La nuova missione potrà mettere fine al dibattito con dati scientifici grazie a un’arma segreta: un radar a impulsi ultracompatto, capace di penetrare i ghiacci più spessi ma con un peso di appena 4 chili. Si chiama Sprite, che sta per «Surface penetrating radar for ice thickness establishment» ma che in inglese significa anche "folletto".
Non c’è nulla di magico nel suo operato, spiega Michael Gorman dell’Università di Cambridge, l’ingegnere che ha inventato il nuovo strumento: «Finora le rilevazioni dello spessore dei ghiacci sono state effettuate dall’alto, dai satelliti, oppure dal basso, da sottomarini, ma non sono mai accurate. Questo radar è invece in grado di misurare la densità, distinguendo tra ghiaccio e neve compatta, e per la prima volta fornirà una rilevazione certa e continua per tutto il percorso».
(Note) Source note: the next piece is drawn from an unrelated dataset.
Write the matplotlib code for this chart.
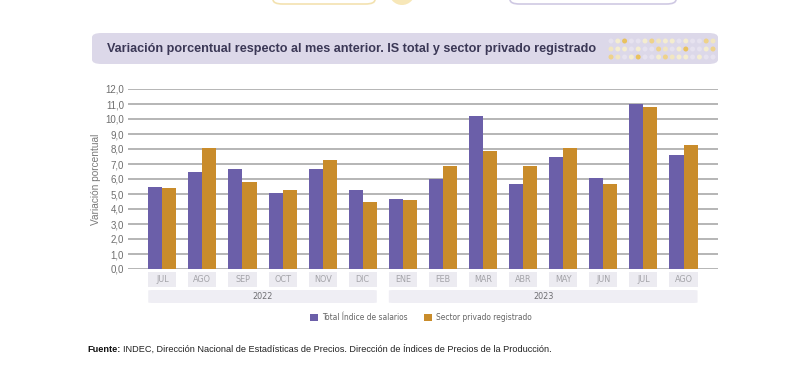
import numpy as np
import matplotlib
matplotlib.use("Agg")
import matplotlib.pyplot as plt
from matplotlib.patches import FancyBboxPatch, Rectangle, Ellipse

# ── data ──────────────────────────────────────────────────────────────────────
MONTHS = ["JUL", "AGO", "SEP", "OCT", "NOV", "DIC",
          "ENE", "FEB", "MAR", "ABR", "MAY", "JUN", "JUL", "AGO"]
YEARS = ["2022", "2023"]
YEAR_SPANS = [(0, 5), (6, 13)]
TOTAL_IS = [5.5, 6.5, 6.7, 5.1, 6.7, 5.3, 4.7, 6.0, 10.2, 5.7, 7.5, 6.1, 11.0, 7.6]
PRIVADO = [5.4, 8.1, 5.8, 5.3, 7.3, 4.5, 4.6, 6.9, 7.9, 6.9, 8.1, 5.7, 10.8, 8.3]
SERIES = ["Total Índice de salarios", "Sector privado registrado"]

PURPLE = "#6b5fa9"
ORANGE = "#c98c2b"
W, H = 800, 366

SANS = ["Liberation Sans", "DejaVu Sans"]
COND = dict(family="DejaVu Sans", stretch="condensed")


def fx(px):
    return px / W


def fy(py):
    return 1 - py / H


def dot(x, y, d, color):
    # circle given in pixels, drawn in figure coords
    fig.patches.append(Ellipse((fx(x), fy(y)), d / W, d / H,
                               transform=fig.transFigure, fc=color, ec="none"))


fig = plt.figure(figsize=(8, 3.66), dpi=100)
fig.patch.set_facecolor("white")

# ── decorations at the top (cut off in the original) ──────────────────────────
fig.patches.append(FancyBboxPatch((fx(273), fy(4)), fx(102), 0.05,
                                  boxstyle="round,pad=0,rounding_size=0.012",
                                  transform=fig.transFigure, fc="white",
                                  ec="#f3e2b0", lw=1.2))
dot(402, -8, 26, "#f7e7b8")
fig.patches.append(FancyBboxPatch((fx(510), fy(4)), fx(166), 0.05,
                                  boxstyle="round,pad=0,rounding_size=0.012",
                                  transform=fig.transFigure, fc="white",
                                  ec="#cfc9e3", lw=1.2))

# ── title banner ──────────────────────────────────────────────────────────────
fig.patches.append(FancyBboxPatch((fx(92), fy(64)), fx(626), fy(33) - fy(64),
                                  boxstyle="round,pad=0,rounding_size=0.012",
                                  transform=fig.transFigure, fc="#dcd8e9",
                                  ec="none"))
fig.text(fx(107), fy(49), "Variación porcentual respecto al mes anterior. "
         "IS total y sector privado registrado", fontsize=9.1,
         fontweight="bold", color="#3b3856", va="center", family=SANS)

dot_cols = ["#e6e2ef", "#f4edcf", "#eed28a", "#f4edcf", "#e6e2ef", "#f1e6c0",
            "#e9c25e", "#e6e2ef", "#f4edcf", "#e6e2ef", "#eed28a", "#f4edcf",
            "#e6e2ef", "#f1e6c0", "#e6e2ef", "#f4edcf"]
for r, yy in enumerate([41, 49, 57]):
    for c in range(16):
        col = dot_cols[(c * 3 + r * 5) % len(dot_cols)]
        dot(611 + c * 6.8, yy, 5, col)

# ── axes ──────────────────────────────────────────────────────────────────────
ax = fig.add_axes([fx(128), fy(269), fx(718) - fx(128), fy(89) - fy(269)])
x = np.arange(len(MONTHS))
bw = 0.35
ax.bar(x - bw / 2, TOTAL_IS, bw, color=PURPLE, label=SERIES[0], zorder=3)
ax.bar(x + bw / 2, PRIVADO, bw, color=ORANGE, label=SERIES[1], zorder=3)

ax.set_xlim(-0.855, 13.86)
ax.set_ylim(0, 12)
ax.set_yticks(np.arange(0, 13, 1))
ax.set_yticklabels([f"{v:.1f}".replace(".", ",") for v in range(13)],
                   fontsize=7, color="#6e6e6e", family=SANS)
ax.tick_params(axis="y", length=0, pad=3)
ax.set_xticks([])
ax.grid(axis="y", color="#a2a2a2", lw=1.1, zorder=0)
for s in ax.spines.values():
    s.set_visible(False)
ax.set_ylabel("Variación porcentual", fontsize=7.3, color="#7a7a7a",
              family=SANS, labelpad=3)

# month boxes and year boxes below the axis
trans = ax.get_xaxis_transform()
ax_px = (fy(89) - fy(269)) * H
for i, m in enumerate(MONTHS):
    ax.add_patch(Rectangle((i - bw, -17.5 / ax_px), 2 * bw, 15 / ax_px,
                           transform=trans, fc="#ecebf1", ec="none",
                           clip_on=False))
    ax.text(i, -10 / ax_px, m, transform=trans, ha="center", va="center",
            fontsize=6.5, color="#a3a3a8", **COND)

for yr, (a, b) in zip(YEARS, YEAR_SPANS):
    ax.add_patch(FancyBboxPatch((a - bw, -34 / ax_px), (b - a) + 2 * bw,
                                13 / ax_px, transform=trans,
                                boxstyle="round,pad=0,rounding_size=0.15",
                                mutation_aspect=0.02,
                                fc="#efeef4", ec="none", clip_on=False))
    ax.text((a + b) / 2, -27.5 / ax_px, yr, transform=trans, ha="center",
            va="center", fontsize=6.5, color="#6e6e72", **COND)

# legend
handles, labels = ax.get_legend_handles_labels()
fig.legend(handles, labels, loc="center", bbox_to_anchor=(fx(421), fy(318)),
           ncol=2, frameon=False, handlelength=0.9, handleheight=0.9,
           columnspacing=2.0, handletextpad=0.5,
           prop={"family": "DejaVu Sans", "stretch": "condensed", "size": 6.0},
           labelcolor="#666666")

# source
fig.text(fx(87), fy(349), "Fuente:", fontsize=6.6, fontweight="bold",
         color="#111111", va="center", family=SANS)
fig.text(fx(123), fy(349), "INDEC, Dirección Nacional de Estadísticas de Precios. "
         "Dirección de Índices de Precios de la Producción.", fontsize=6.6,
         color="#222222", va="center", family=SANS)

fig.savefig("out.png", dpi=100)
I tre esploratori, tutti quarantenni veterani del Polo Nord, traineranno su una slitta il radar, che ogni dieci centimetri rileverà lo spessore del ghiaccio e trasmetterà i dati al centro specializzato della Naval postgraduate school di Monterey, in California. Il professore di Oceanografia Wieslaw Maslowski, che da 27 anni raccoglie informazioni sui ghiacci dell’Artico, analizzerà i nuovi dati e presenterà poi le sue conclusioni intorno a settembre. I risultati della missione verranno poi presentati e discussi alla Conferenza mondiale sul clima delle Nazioni Unite a Copenaghen a dicembre, con l’obiettivo di stabilire un piano concreto di intervento.
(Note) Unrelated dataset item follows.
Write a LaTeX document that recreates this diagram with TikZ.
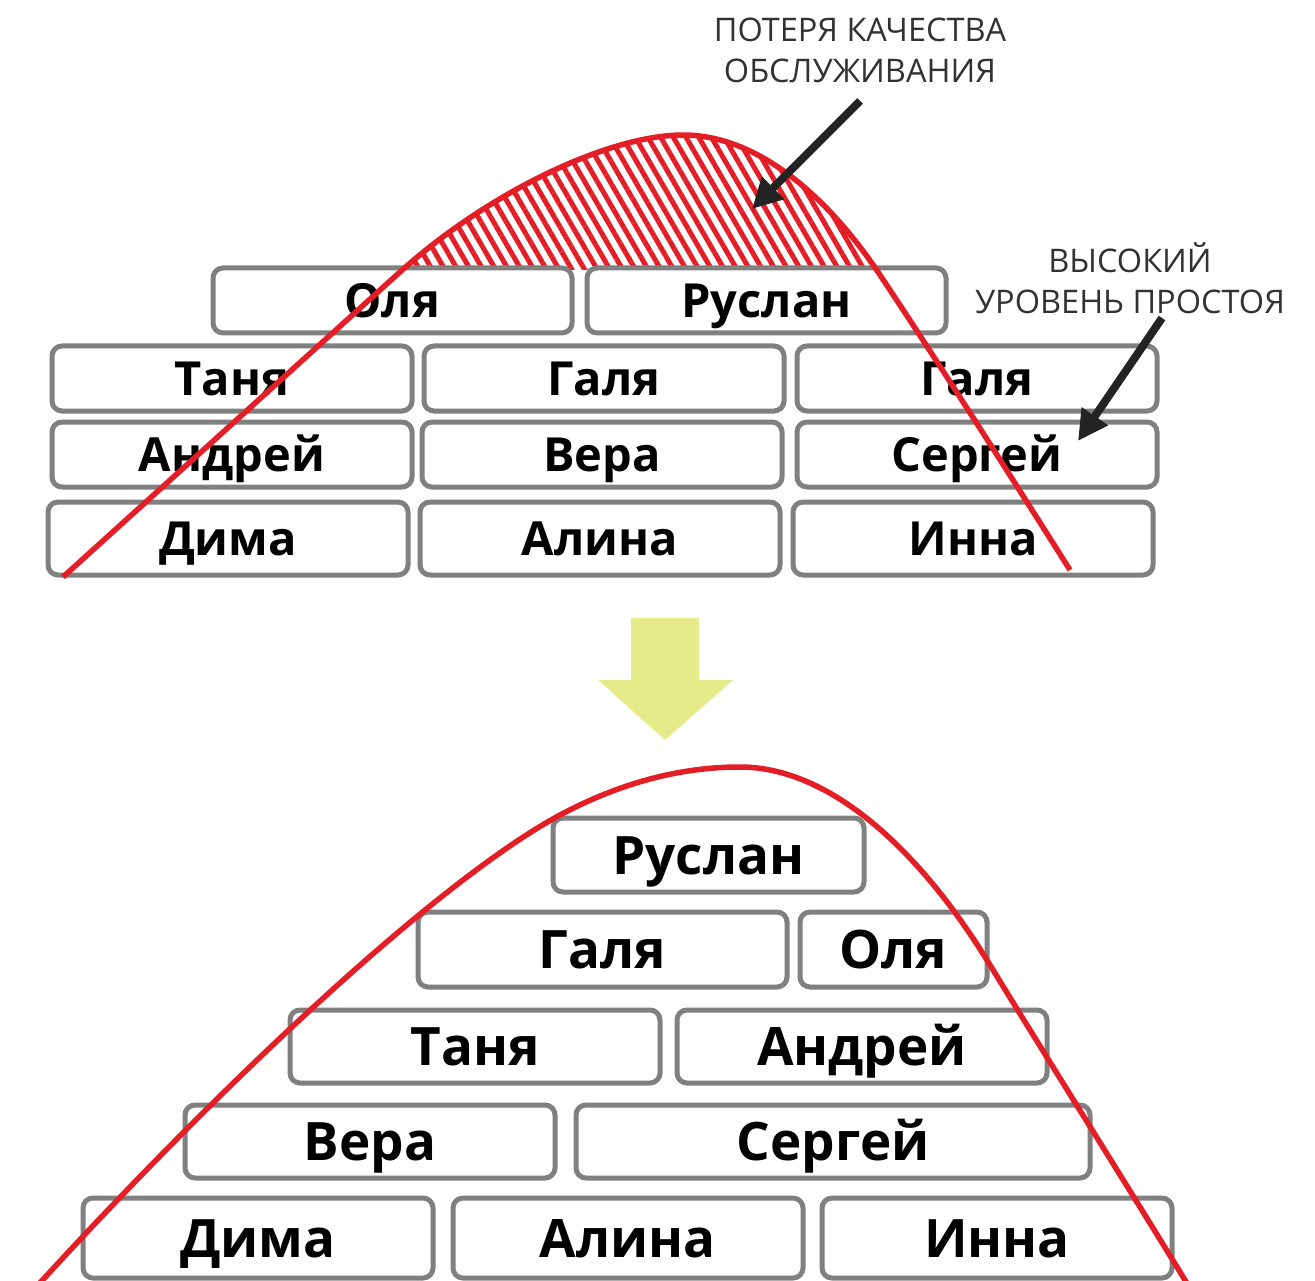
\documentclass[tikz,border=0pt]{standalone}
\usepackage{fontspec}
\setmainfont{Open Sans}
\usetikzlibrary{arrows.meta,patterns.meta}
\definecolor{cred}{RGB}{228,30,38}
\definecolor{cgray}{RGB}{128,128,128}
\definecolor{cdark}{RGB}{35,35,35}
\definecolor{clabel}{RGB}{50,50,50}
\definecolor{cyel}{RGB}{230,235,138}
\tikzset{
  namebox/.style={draw=cgray, line width=5pt, rounded corners=10pt, fill=white,
    inner sep=0pt, text height=33.5pt, text depth=0pt,
    font=\fontsize{47}{52}\selectfont\bfseries, text=black},
  bignamebox/.style={namebox, text height=38pt, font=\fontsize{53}{58}\selectfont\bfseries},
  curveline/.style={draw=cred, line width=5.5pt},
  hatch/.style={pattern={Lines[angle=-60,distance=11pt,line width=5pt]}, pattern color=cred},
  pointer/.style={draw=cdark, line width=8pt, -{Triangle[length=30pt,width=30pt]}},
  lbl/.style={font=\fontsize{32.5}{41}\selectfont, text=clabel, align=center, inner sep=0pt},
}
\newcommand\bx[7][namebox]{\node[#1, minimum width={(#5-#3)*1pt}, minimum height={(#6-#4)*1pt}] (#2) at ({(#3+#5)/2},{(#4+#6)/2}) {#7};}
\newcommand\topcurve{(63,577) -- (400,272) .. controls (490,191) and (610,135) .. (683,135) .. controls (760,135) and (830,200) .. (880,275) .. controls (940,365) and (1010,475) .. (1070,570)}
\begin{document}
\begin{tikzpicture}[x=1pt,y=-1pt]
\useasboundingbox (0,0) rectangle (1315,1281);
\fill[white] (0,0) rectangle (1315,1281);
% hatched region
\begin{scope}
\clip (0,0) rectangle (1315,270);
\fill[hatch] \topcurve -- cycle;
\end{scope}
% top boxes
\bx{olya1}{213}{268}{572}{333}{Оля}
\bx{ruslan1}{587}{268}{946}{333}{Руслан}
\bx{tanya1}{52}{346}{412}{411}{Таня}
\bx{galya1}{424}{346}{784}{411}{Галя}
\bx{galya1b}{797}{346}{1157}{411}{Галя}
\bx{andrey1}{52}{422}{412}{487}{Андрей}
\bx{vera1}{422}{422}{782}{487}{Вера}
\bx{sergey1}{797}{422}{1157}{487}{Сергей}
\bx{dima1}{48}{502}{408}{575}{Дима}
\bx{alina1}{420}{502}{780}{575}{Алина}
\bx{inna1}{793}{502}{1153}{575}{Инна}
% top curve
\draw[curveline] \topcurve;
% labels
\node[lbl] (loss) at (860,50) {ПОТЕРЯ КАЧЕСТВА\\ОБСЛУЖИВАНИЯ};
\node[lbl] (idle) at (1130,278) {ВЫСОКИЙ\\УРОВЕНЬ ПРОСТОЯ};
\coordinate (lossTail) at (860,101);
\coordinate (lossTip) at (752,209);
\coordinate (idleTail) at (1162,318);
\coordinate (idleTip) at (1078,441);
\draw[pointer] (lossTail) -- (lossTip);
\draw[pointer] (idleTail) -- (idleTip);
% big arrow
\fill[cyel] (631,618) -- (699,618) -- (699,680) -- (733,680) -- (665,740) -- (598,680) -- (631,680) -- cycle;
% bottom boxes
\bx[bignamebox]{ruslan2}{553}{818}{864}{892}{Руслан}
\bx[bignamebox]{galya2}{418}{912}{787}{987}{Галя}
\bx[bignamebox]{olya2}{800}{912}{987}{987}{Оля}
\bx[bignamebox]{tanya2}{290}{1010}{660}{1083}{Таня}
\bx[bignamebox]{andrey2}{677}{1010}{1047}{1083}{Андрей}
\bx[bignamebox]{vera2}{185}{1105}{555}{1178}{Вера}
\bx[bignamebox]{sergey2}{576}{1105}{1090}{1178}{Сергей}
\bx[bignamebox]{dima2}{83}{1198}{433}{1278}{Дима}
\bx[bignamebox]{alina2}{453}{1198}{803}{1278}{Алина}
\bx[bignamebox]{inna2}{822}{1198}{1172}{1278}{Инна}
% bottom curve
\draw[curveline] (38,1285) .. controls (230,1075) and (440,880) .. (560,815) .. controls (620,783) and (680,767) .. (740,767) .. controls (830,767) and (920,850) .. (990,965) .. controls (1050,1063) and (1130,1190) .. (1188,1285);
\end{tikzpicture}
\end{document}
Nel team ognuno ha il suo compito. Pen Hadow, uno dei più celebri esploratori britannici, è il direttore del progetto e ha il compito di trivellare il ghiaccio, effettuare le rilevazioni, misurare la temperatura e profondità del l’acqua e caricare i dati sul computer di bordo. Ann Daniels, che in passato ha guidato un team tutto femminile fino al Polo Nord, è la navigatrice responsabile di stabilire e mantenere la rotta che li porterà da 80 gradi nord a 140 gradi ovest. Martin Hartley, fotografo del National Geographic, terrà un diario video della spedizione e invierà foto tutti i giorni, anche se le comunicazioni sono estremamente difficili intorno al Polo Nord a causa dello scarso numero di satelliti Iridium.
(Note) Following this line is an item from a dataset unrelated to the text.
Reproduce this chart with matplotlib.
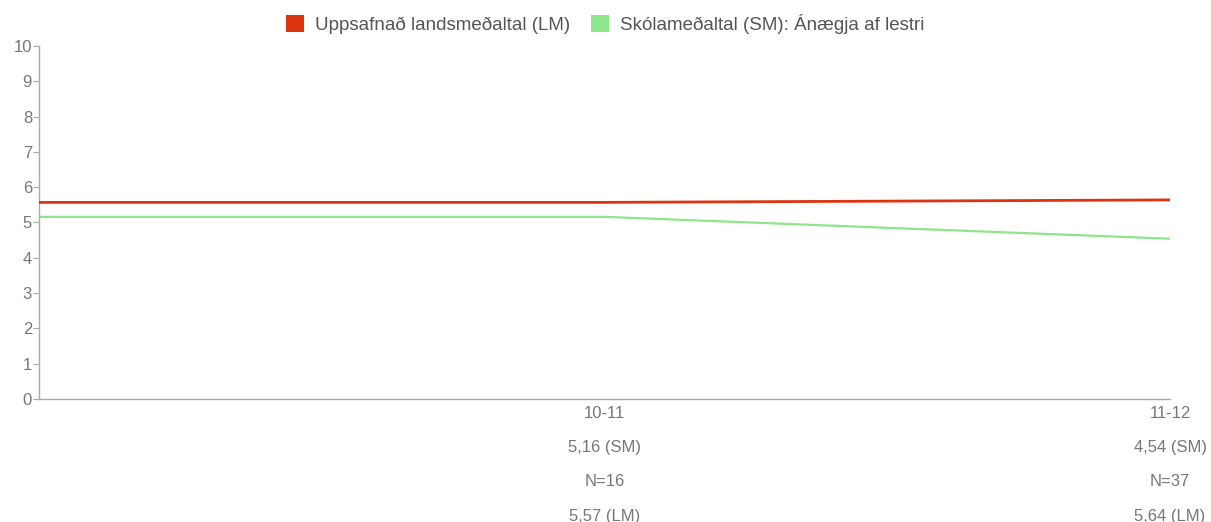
"""
Line chart: school average vs cumulative national average (reading enjoyment).
"""

import matplotlib
matplotlib.use("Agg")
import matplotlib.pyplot as plt
from matplotlib.patches import Patch

# data
categories = ["", "10-11", "11-12"]
lm_values = [5.57, 5.57, 5.64]   # Uppsafnað landsmeðaltal
sm_values = [5.16, 5.16, 4.54]   # Skólameðaltal
n_values = [None, 16, 37]

RED = "#dd3310"
GREEN = "#8ee68a"
GRAY = "#777777"

plt.rcParams["font.family"] = ["Liberation Sans", "DejaVu Sans"]


def fmt(v):
    return f"{v:.2f}".replace(".", ",")


def tick_label(i):
    if not categories[i]:
        return ""
    return "{}\n{} (SM)\nN={}\n{} (LM)".format(
        categories[i], fmt(sm_values[i]), n_values[i], fmt(lm_values[i]))


fig = plt.figure(figsize=(12.11, 5.22), dpi=100)
ax = fig.add_axes([39 / 1211, 1 - 399 / 522, (1170 - 39) / 1211, (399 - 46) / 522])

x = list(range(len(categories)))
ax.plot(x, lm_values, color=RED, lw=2.0, solid_capstyle="butt", zorder=3)
ax.plot(x, sm_values, color=GREEN, lw=1.6, solid_capstyle="butt", zorder=2)

ax.set_xlim(0, len(categories) - 1)
ax.set_ylim(0, 10)
ax.set_yticks(range(0, 11))
ax.set_xticks(x)
ax.set_xticklabels([tick_label(i) for i in x], linespacing=2.6)

#axis styling
for side in ["top", "right"]:
    ax.spines[side].set_visible(False)
for side in ["left", "bottom"]:
    ax.spines[side].set_color("#aaaaaa")
    ax.spines[side].set_linewidth(1.0)
ax.tick_params(axis="y", colors="#aaaaaa", labelcolor=GRAY, labelsize=12,
               length=4, width=0.8, pad=1)
ax.tick_params(axis="x", length=0, labelcolor=GRAY, labelsize=12, pad=5)

#legend on top
handles = [Patch(facecolor=RED, edgecolor="none"),
           Patch(facecolor=GREEN, edgecolor="none")]
labels = ["Uppsafnað landsmeðaltal (LM)", "Skólameðaltal (SM): Ánægja af lestri"]
fig.legend(handles, labels, loc="upper center", bbox_to_anchor=(0.5, 1.005),
           ncol=2, frameon=False, fontsize=13.5, labelcolor="#555555",
           handlelength=0.95, handleheight=1.0, handletextpad=0.6,
           columnspacing=1.1)

fig.savefig("out.png", dpi=100)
La missione è la più difficile di tutte quelle intraprese finora, afferma Hadow, che pure è l’unica persona al mondo ad avere camminato da solo e senza sostegno esterno dal Canada al Polo Nord. Le condizioni sono proibitive: la temperatura raggiungerà i -55 gradi e non salirà mai sopra gli zero gradi, mentre gran parte del viaggio verrà fatto al buio e ci saranno sia montagne di ghiaccio da scalare che tratti di acqua gelida da attraversare. «Ma non possiamo permetterci di fallire, questo progetto è troppo importante – afferma Hadow ”. una questione di orgoglio professionale raccogliere tutti i dati possibili, che possono essere raccolti solo da esploratori in loco. Si tratta di usare la nostra esperienza per la scienza, per contribuire a un progetto di enorme importanza per la Terra». Ann Daniels dichiara che la sua motivazione è «aiutare il pianeta a sopravvivere, per i miei quattro figli e per tutti gli altri bambini del mondo».
L’ipotesi da confermare, spiega Hadow, è che non sia il riscaldamento dell’aria dovuto al global warming a scogliere i ghiacci dall’alto ma piuttosto l’aumento della temperatura dei mari che sciolgono i ghiacci dal basso: «Una sorta di effetto vulcano, meno drammatico di un’eruzione ma altrettanto deleterio».